Kristiana Petrovic, Bryce Gelarden, Hannah Loredo, Jackson Collard
What is the problem your team addressed for this challenge and how is it related to climate change?
The Atacama Desert on the coast of Chile is the driest region in the world with an average rainfall of 0.04 inches per year. In fact, some regions have never recorded rainfall. This is why streams formed by the nearby Andes Mountains are necessary for survival. However, due to rising temperatures caused by climate change, these streams beds dry out during certain periods of time. Since the Atacama Desert is located on the coast, fog from the Pacific Ocean forms over a very large portion of the desert, which is their only reliable source of water.
What does your design solution do? How does it solve or improve the problem you selected?
People of the Atacama Desert have come up with ways to collect water out of thin air, but our team wanted to create something more efficient. Air2Water is a roofing tile that harvests fog from thin air. Slanted grooves on the base of the metal tile will lead the water into a series of pipes where it can be used. We have also incorporated some of the methods used by people living the the Atacama Desert, such as mesh material that dew collects on.
How was your solution inspired by nature?
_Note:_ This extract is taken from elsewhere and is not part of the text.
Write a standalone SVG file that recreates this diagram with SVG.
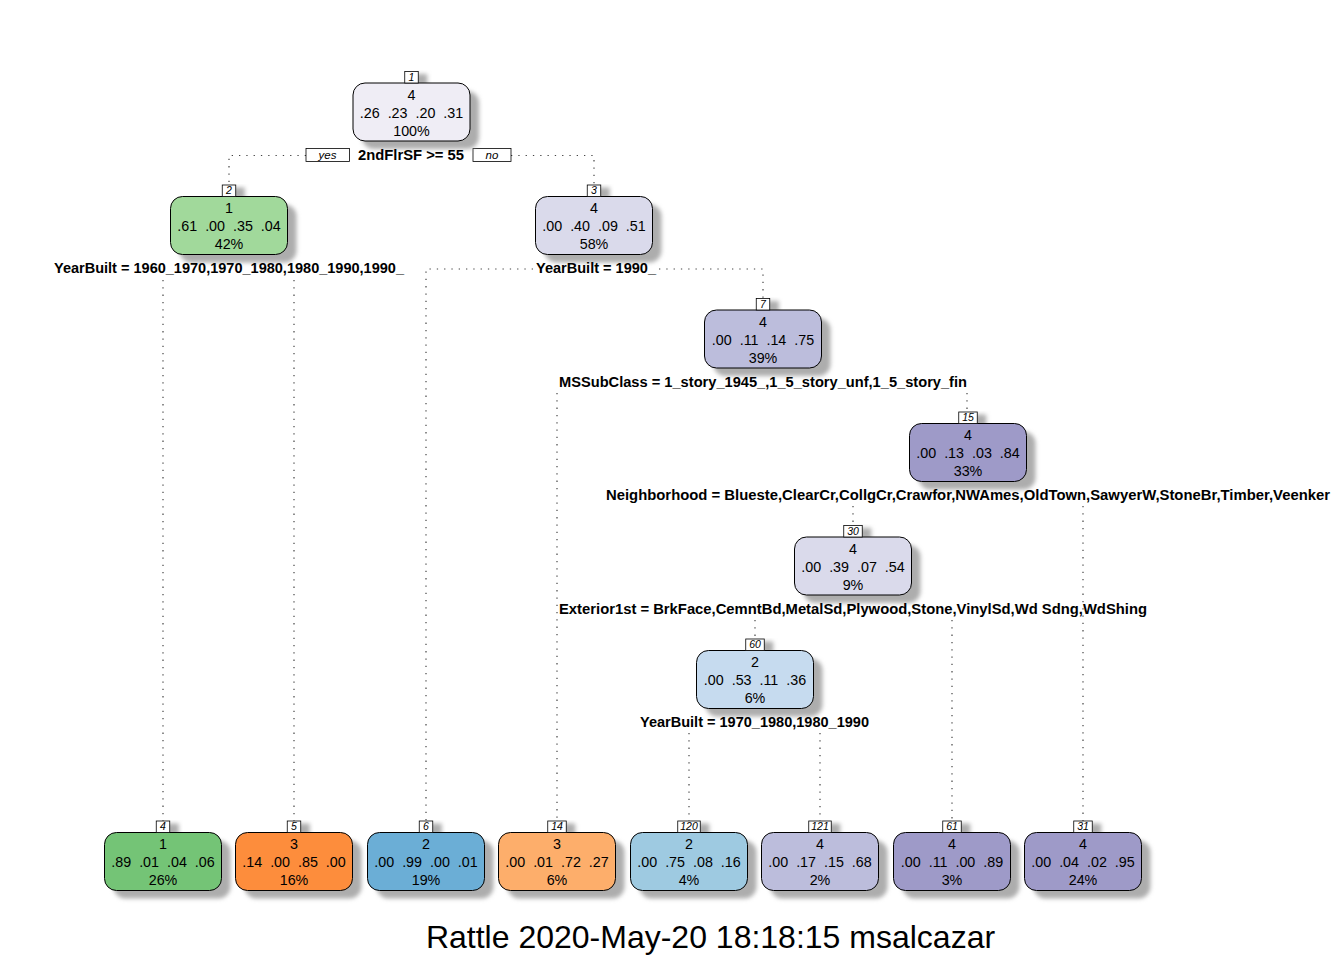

What organisms did you learn from and how did what you learned inform your design?
Our team has selected the Namib Beetle and the Honey Bee. We wanted to use the Namib Beetle because of its superhydrophobic back contains bumps that collects fog. When dew forms on its back, they drip into its mouth. We decided to incorporate the Honey Bee because of the honeycombs they construct. The unique structure holds together well and is one of the only shapes that fits perfectly with no empty space over a plane. Therefore, this would make sure all water is being collected and there are no open spots on the roof.